Monday, 22 November 2010

London buses: The universal appeal of simplicity

This morning, I found myself mentioned on Jarrett Walker's excellent transport planning blog Human Transit, with reference to my thoughts on London's complicated bus network. I have a lot of thoughts about this, and I intend to eventually draw them together into a convincing report on quite why London should adopt a much better bus network, but for now, I'll set out the basis of the small amount of work that I've done so far.

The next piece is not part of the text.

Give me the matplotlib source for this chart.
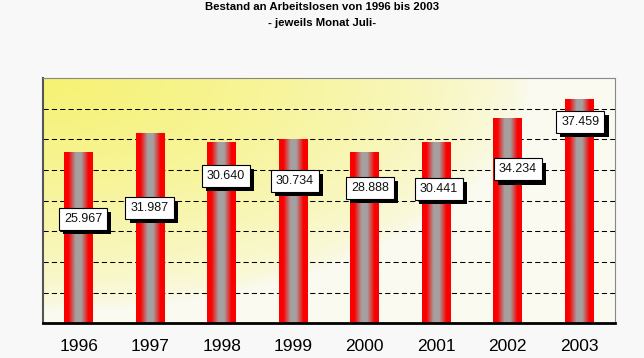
import numpy as np
import matplotlib
matplotlib.use('Agg')
import matplotlib.pyplot as plt
import matplotlib.patheffects as pe

plt.rcParams['font.family'] = ['Liberation Sans', 'DejaVu Sans']

# ---- data ----
years = ['1996', '1997', '1998', '1999', '2000', '2001', '2002', '2003']
arbeitslose = [25967, 31987, 30640, 30734, 28888, 30441, 34234, 37459]   # label values
bar_heights = [27800, 30850, 29400, 29850, 27800, 29450, 33300, 36400]   # drawn bar heights
title = 'Bestand an Arbeitslosen von 1996 bis 2003'
subtitle = '- jeweils Monat Juli-'

# ---- layout (label placement, data coords) ----
label_y = [16980, 18880, 23970, 23250, 22060, 21950, 25080, 32790]
label_dx = [0.06, -0.01, 0.06, 0.02, 0.07, 0.035, 0.14, 0.015]

fig = plt.figure(figsize=(6.44, 3.58), dpi=100, facecolor='#f8f8f8')
ax = fig.add_axes([43 / 644, 1 - 323.3 / 358, 572 / 644, 245.3 / 358])

# background gradient (yellow top-left to pale cream)
H, W = 200, 400
u = np.linspace(0, 1, W)[None, :]
v = np.linspace(0, 1, H)[:, None]
f = np.clip(1 - np.sqrt((u / 0.85) ** 2 + (v / 0.95) ** 2), 0, 1) ** 0.6
yellow = np.array([246, 242, 115]) / 255
base = np.array([250, 250, 240]) / 255
bg = base + (yellow - base) * f[..., None]
ax.imshow(bg, extent=(0, 1, 0, 1), transform=ax.transAxes, aspect='auto',
          zorder=0, interpolation='bilinear')

x = np.arange(len(years))
bars = ax.bar(x, bar_heights, width=0.4, color='none', edgecolor='none', zorder=2)

# cylinder-like gradient for bars
N = 64
t = np.linspace(-1, 1, N)
g = np.clip((np.abs(t) - 0.2) / 0.5, 0, 1)
grey = np.array([165, 160, 160]) / 255
red = np.array([250, 0, 0]) / 255
grad = (grey + (red - grey) * g[:, None])[None, :, :]
for rect in bars:
    x0, w, h = rect.get_x(), rect.get_width(), rect.get_height()
    ax.imshow(grad, extent=(x0, x0 + w, 0, h), aspect='auto', zorder=2,
              interpolation='bilinear')

ax.set_xlim(-0.5, len(years) - 0.5)
ax.set_ylim(0, 40000)

ax.set_yticks(np.arange(5000, 40000, 5000))
ax.yaxis.grid(True, color='black', linestyle=(0, (5, 3)), lw=0.75)
ax.tick_params(axis='y', length=0, labelleft=False)
ax.set_xticks(x, years)
ax.tick_params(axis='x', length=0, pad=11, labelsize=12.5)

ax.spines['left'].set_color('#555555')
ax.spines['left'].set_linewidth(1.5)
for s in ('top', 'right'):
    ax.spines[s].set_color('#888888')
    ax.spines[s].set_linewidth(0.8)
ax.spines['bottom'].set_color('black')
ax.spines['bottom'].set_linewidth(2)

for i, val in enumerate(arbeitslose):
    txt = f"{val:,}".replace(',', '.')
    tt = ax.text(x[i] + label_dx[i], label_y[i], txt, ha='center', va='center',
                 fontsize=9, zorder=5, color='#111111',
                 bbox=dict(boxstyle='square,pad=0.4', fc='white', ec='black', lw=0.8))
    tt.get_bbox_patch().set_path_effects(
        [pe.withSimplePatchShadow(offset=(3, -3), shadow_rgbFace='black', alpha=1)])

fig.text(0.5, 1 - 7.5 / 358, title, ha='center', va='center', fontsize=8.2,
         fontweight='bold')
fig.text(0.5, 1 - 23.5 / 358, subtitle, ha='center', va='center', fontsize=8.2,
         fontweight='bold')

fig.savefig('out.png', dpi=100, facecolor=fig.get_facecolor())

My concern with London's bus network started from three points:
- The complaints of cyclists about articulated buses. I like them, as free boarding and alighting through three doors means they don't spend very long at stops, and I'd rather stand for a short journey than have to go up and down steps on a double-deck bus. But, so it's explained, the relatively difficult-to-control movement of the rear section creates problems when the buses are making turns; both right turns and left turns. Aside from questions about whether curb-hugging cycle lanes are the best idea, this rases one question to me more than any other: Why are buses making so many turns on London's torturous narrow streets? This slows them down, as well as making them problematic for other road users.
- The fact that most people are intimidated from using the bus network, because of how complicated it is. Tourists generally stick with the tube network, even where it's not appropriate, and tourists are famous for leaving London with little knowledge of the structure of London beyond the tube map - it's popular belief that London doesn't have any real structure to it street network, which it actually does. Meanwhile, when around professional and business visitors, no one but me will ever have used a bus; these sort of visitors stick to taxis, which is terrible in congestion terms.
But the tourists and the business visitors have a point. having got to grips quickly with networks in New York City, DC, Helsinki and other places, I still find myself in London getting buses and finding that they make a turn that I didn't expect, and start taking me away from my destination. If you're in a rush, or don't know the city too well, you won't take that chance. If I knew my bus was staying on one important street, and that I'd have to get a different bus to change direction, then this wouldn't happen.
-  Money has to be thrown at the buses in order to maintain their frequency, which tends to be around every ten minutes for individual routes. Buses in London, in my experience, often aren't that full, and as consequence, the network swallows up more subsidy than the rest of Britain combined, costing £574 million over the 2009/10 financial year. If cutbacks are to be made, which fiscal austerity seems set to require, it can come in two ways: Reduction in frequency over every route, or simplification so that fewer routes run just as frequently, or even more frequently. It is similarly helpful not to sell off articulated buses. Because they don't spend long of bus driver's paid time at bus stops and they carry a lot of people per bus, they are very efficient buses. To build new double deckers to take their place would be much less sensible than to put them on suitable routes with few difficult turns.
All three factors point to one solution: Running a relatively small number of bus routes, which run in straight lines. But how am I to make a journey that isn't in a straight line? It's quite simple, and well explained by the aforementioned Jarrett in his article on grids and on the benefits of networks involving interchanges- you will make, ordinarily, one change, in which you won't have to wait very long at all.
For the sake of argument, I've drawn a map of what it might look like in Central London. Central London is the main problem, as buses in the suburbs tend to be happier to stick to one main arterial road, and the routes I've drawn would more or less continue down the arterials on which they leave Central London. I would expect the result of a serious analysis of how you'd implement such a network to be pretty similar.
Google Maps Link
Note that routes are x-series, e.g. 5 series, meaning that I'd envisage buses on a common route all having the same number to start with, with another number representing different routes they might take much further out in the suburbs - 50, 51, 52, etc.
So, supposing that you wanted to get from King's Cross station (The cluster of National Rail stations in the top-centre) to Hyde Park Corner (in the centre-left where Green Park and Hyde Park almost touch). You'd take the Bright green 17 series (170, 171, etc.) until Theobalds Road, where you'd take the 3 series (30, 31, etc.) to Hyde Park Corner. That, I'm sure you will agree, was really easy to work out from the map. You could simultaneously build up an idea of the layout of main roads in London and the buses that run along each, so that in no time at all you could spontaneously work out how to get anywhere in the city.
Yes, this means you have to change instead of going direct. However, rather than waiting perhaps ten minutes for a direct bus, the simplified lines could run about every two minutes, replacing the huge numbers of routes the map showed running on each road. This means a maximum four minute wait in total, making for less time spent waiting even if buses found themselves bunched together and you had to wait slightly longer.
So, in summary, London clearly demonstrates that simplicity has a universal appeal, even when you are providing high frequency on your complicated network:
- Frequency is always better on a simple network - up to the point at which you don't really have to think about waiting at all, which London would be able to provide.
- Particularly on the constrained road networks in European cities, avoiding turns is useful.
- Simple networks are easy to understand, good for both newcomers and locals that want to expand the range of places they go to.
- Potentially, simple networks could help avoid the downward spiral of usage that starts when you cut frequency and thus make public transport less convenient.